>>

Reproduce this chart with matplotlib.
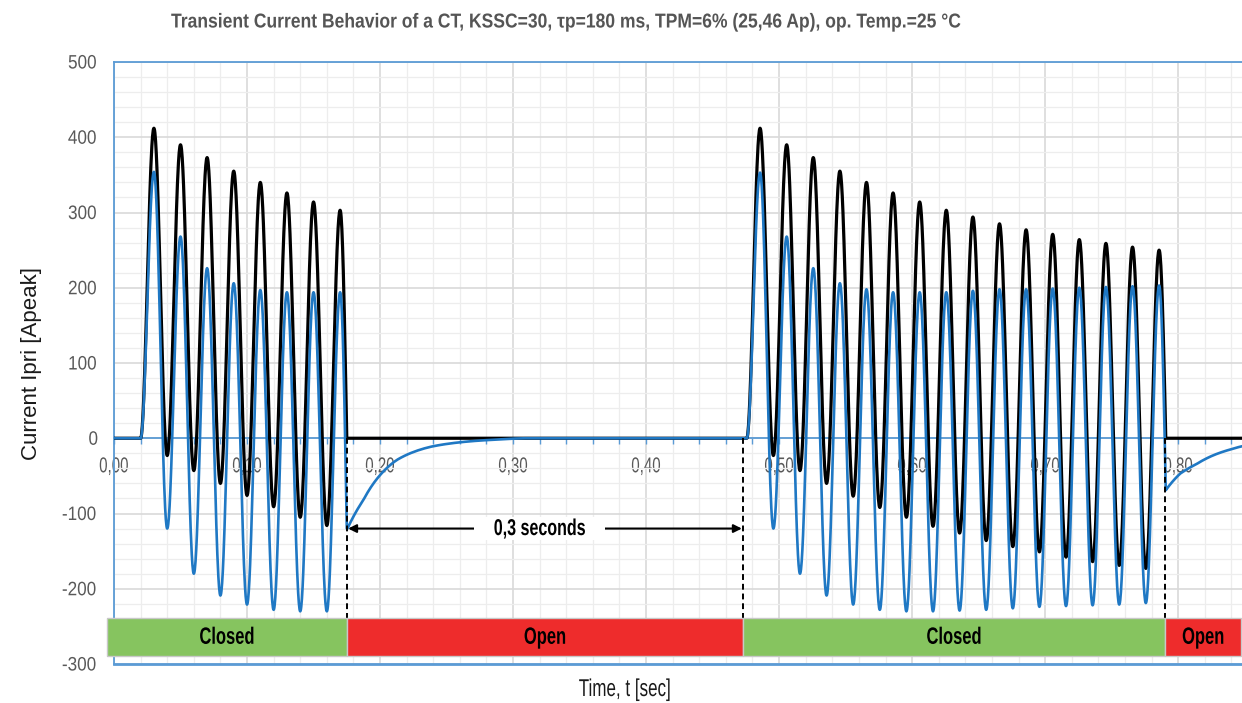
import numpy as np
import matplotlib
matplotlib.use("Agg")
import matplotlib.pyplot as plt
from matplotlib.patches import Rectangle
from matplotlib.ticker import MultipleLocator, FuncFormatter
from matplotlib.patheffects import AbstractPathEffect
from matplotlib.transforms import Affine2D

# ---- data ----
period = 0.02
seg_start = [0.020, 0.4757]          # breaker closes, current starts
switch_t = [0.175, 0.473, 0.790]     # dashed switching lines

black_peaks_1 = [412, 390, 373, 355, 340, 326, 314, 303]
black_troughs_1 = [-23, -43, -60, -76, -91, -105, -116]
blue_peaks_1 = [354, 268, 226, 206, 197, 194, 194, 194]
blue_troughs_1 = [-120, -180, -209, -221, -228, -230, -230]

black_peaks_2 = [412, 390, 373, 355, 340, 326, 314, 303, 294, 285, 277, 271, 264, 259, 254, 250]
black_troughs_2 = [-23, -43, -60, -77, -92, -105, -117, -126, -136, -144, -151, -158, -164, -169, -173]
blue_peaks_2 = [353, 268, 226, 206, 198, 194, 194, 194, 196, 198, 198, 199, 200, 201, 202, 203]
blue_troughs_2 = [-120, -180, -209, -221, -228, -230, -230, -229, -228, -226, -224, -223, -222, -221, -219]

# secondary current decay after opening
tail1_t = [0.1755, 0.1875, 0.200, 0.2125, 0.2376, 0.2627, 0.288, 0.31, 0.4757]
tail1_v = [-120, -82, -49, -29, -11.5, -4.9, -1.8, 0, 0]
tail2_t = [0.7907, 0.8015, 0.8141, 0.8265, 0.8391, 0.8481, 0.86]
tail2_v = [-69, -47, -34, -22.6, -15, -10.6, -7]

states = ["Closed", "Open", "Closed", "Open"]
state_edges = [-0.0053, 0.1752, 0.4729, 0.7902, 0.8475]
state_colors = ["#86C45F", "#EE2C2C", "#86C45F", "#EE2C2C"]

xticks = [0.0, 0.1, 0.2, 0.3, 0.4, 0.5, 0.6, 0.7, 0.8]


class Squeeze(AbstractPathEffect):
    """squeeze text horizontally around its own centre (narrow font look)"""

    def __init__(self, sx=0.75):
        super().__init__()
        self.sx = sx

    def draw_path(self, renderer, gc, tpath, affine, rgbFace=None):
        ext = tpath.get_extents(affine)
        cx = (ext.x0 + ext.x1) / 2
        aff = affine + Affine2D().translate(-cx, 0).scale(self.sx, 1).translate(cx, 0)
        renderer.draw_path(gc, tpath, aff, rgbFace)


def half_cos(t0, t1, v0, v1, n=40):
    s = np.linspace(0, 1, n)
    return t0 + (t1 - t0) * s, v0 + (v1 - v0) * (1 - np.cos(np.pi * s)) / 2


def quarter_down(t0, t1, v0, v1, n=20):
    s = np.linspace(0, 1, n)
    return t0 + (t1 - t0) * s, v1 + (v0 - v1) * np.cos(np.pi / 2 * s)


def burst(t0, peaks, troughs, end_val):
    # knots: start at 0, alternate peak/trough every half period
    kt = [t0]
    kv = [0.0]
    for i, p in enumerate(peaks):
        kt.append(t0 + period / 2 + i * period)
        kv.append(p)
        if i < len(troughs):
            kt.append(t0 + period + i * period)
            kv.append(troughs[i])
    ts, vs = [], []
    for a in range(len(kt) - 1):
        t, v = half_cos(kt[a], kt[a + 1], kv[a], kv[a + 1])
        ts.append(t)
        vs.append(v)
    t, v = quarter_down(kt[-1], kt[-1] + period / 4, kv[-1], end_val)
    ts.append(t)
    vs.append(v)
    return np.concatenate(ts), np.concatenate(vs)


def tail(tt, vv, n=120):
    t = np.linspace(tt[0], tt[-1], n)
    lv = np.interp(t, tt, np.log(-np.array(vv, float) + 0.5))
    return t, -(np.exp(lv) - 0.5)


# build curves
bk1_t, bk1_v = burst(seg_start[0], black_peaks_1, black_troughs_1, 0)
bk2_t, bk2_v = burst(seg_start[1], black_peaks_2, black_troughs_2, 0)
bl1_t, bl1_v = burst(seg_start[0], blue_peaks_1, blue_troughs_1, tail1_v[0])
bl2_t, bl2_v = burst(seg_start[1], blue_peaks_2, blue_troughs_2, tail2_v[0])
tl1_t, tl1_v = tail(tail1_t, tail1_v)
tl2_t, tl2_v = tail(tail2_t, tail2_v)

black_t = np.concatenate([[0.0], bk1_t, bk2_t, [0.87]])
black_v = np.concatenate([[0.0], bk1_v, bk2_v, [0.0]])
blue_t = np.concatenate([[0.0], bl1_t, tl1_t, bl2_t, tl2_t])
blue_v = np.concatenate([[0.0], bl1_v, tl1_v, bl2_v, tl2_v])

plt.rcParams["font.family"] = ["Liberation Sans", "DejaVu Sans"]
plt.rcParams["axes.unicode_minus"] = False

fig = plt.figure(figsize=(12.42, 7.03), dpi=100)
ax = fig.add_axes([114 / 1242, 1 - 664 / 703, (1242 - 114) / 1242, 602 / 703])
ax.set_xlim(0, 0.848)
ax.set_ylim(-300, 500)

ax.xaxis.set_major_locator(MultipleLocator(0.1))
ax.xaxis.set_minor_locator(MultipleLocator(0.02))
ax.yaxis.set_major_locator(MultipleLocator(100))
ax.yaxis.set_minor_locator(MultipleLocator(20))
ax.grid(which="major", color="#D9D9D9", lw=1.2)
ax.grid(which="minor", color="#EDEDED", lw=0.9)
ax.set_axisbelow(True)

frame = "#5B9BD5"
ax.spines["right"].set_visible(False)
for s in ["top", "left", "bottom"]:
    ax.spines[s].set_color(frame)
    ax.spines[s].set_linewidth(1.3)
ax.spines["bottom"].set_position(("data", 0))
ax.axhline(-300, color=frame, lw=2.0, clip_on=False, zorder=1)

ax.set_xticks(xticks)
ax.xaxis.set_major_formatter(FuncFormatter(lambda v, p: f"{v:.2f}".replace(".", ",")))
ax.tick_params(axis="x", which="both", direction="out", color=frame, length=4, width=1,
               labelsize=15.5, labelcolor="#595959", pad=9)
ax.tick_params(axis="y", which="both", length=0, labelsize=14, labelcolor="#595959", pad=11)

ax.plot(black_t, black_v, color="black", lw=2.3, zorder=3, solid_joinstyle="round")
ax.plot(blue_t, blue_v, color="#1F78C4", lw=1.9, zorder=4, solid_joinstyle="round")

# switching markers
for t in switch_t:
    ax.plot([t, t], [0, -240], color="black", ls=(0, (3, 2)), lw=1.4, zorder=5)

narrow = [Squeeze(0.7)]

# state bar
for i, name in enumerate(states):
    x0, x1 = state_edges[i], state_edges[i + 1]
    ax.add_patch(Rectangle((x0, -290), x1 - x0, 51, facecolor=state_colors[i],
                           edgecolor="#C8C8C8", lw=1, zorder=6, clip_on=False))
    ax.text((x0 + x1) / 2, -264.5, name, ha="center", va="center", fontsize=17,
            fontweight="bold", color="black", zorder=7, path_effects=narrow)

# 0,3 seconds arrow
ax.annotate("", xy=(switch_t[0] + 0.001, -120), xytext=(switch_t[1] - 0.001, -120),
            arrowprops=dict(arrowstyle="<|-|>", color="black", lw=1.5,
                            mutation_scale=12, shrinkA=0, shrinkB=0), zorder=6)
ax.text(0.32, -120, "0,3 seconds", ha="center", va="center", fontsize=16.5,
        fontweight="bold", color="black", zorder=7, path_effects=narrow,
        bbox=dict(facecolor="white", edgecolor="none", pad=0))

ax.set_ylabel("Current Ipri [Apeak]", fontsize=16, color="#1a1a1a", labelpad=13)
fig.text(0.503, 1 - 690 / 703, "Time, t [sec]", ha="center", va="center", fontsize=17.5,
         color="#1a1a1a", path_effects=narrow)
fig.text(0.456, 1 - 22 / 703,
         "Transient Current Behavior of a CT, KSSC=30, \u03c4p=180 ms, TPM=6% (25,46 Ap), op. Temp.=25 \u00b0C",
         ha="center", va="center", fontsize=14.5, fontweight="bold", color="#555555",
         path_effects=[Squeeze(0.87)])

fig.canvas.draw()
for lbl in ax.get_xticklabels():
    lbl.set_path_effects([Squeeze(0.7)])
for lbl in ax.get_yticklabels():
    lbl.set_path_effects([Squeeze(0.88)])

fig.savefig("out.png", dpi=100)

<<

Short task » Skip every picture and return the lines above from the top through the one that contains "blue_troughs_1 = [-120, -180, -209, -221, -228, -230, -230]".

Full output »
Reproduce this chart with matplotlib.
import numpy as np
import matplotlib
matplotlib.use("Agg")
import matplotlib.pyplot as plt
from matplotlib.patches import Rectangle
from matplotlib.ticker import MultipleLocator, FuncFormatter
from matplotlib.patheffects import AbstractPathEffect
from matplotlib.transforms import Affine2D

# ---- data ----
period = 0.02
seg_start = [0.020, 0.4757]          # breaker closes, current starts
switch_t = [0.175, 0.473, 0.790]     # dashed switching lines

black_peaks_1 = [412, 390, 373, 355, 340, 326, 314, 303]
black_troughs_1 = [-23, -43, -60, -76, -91, -105, -116]
blue_peaks_1 = [354, 268, 226, 206, 197, 194, 194, 194]
blue_troughs_1 = [-120, -180, -209, -221, -228, -230, -230]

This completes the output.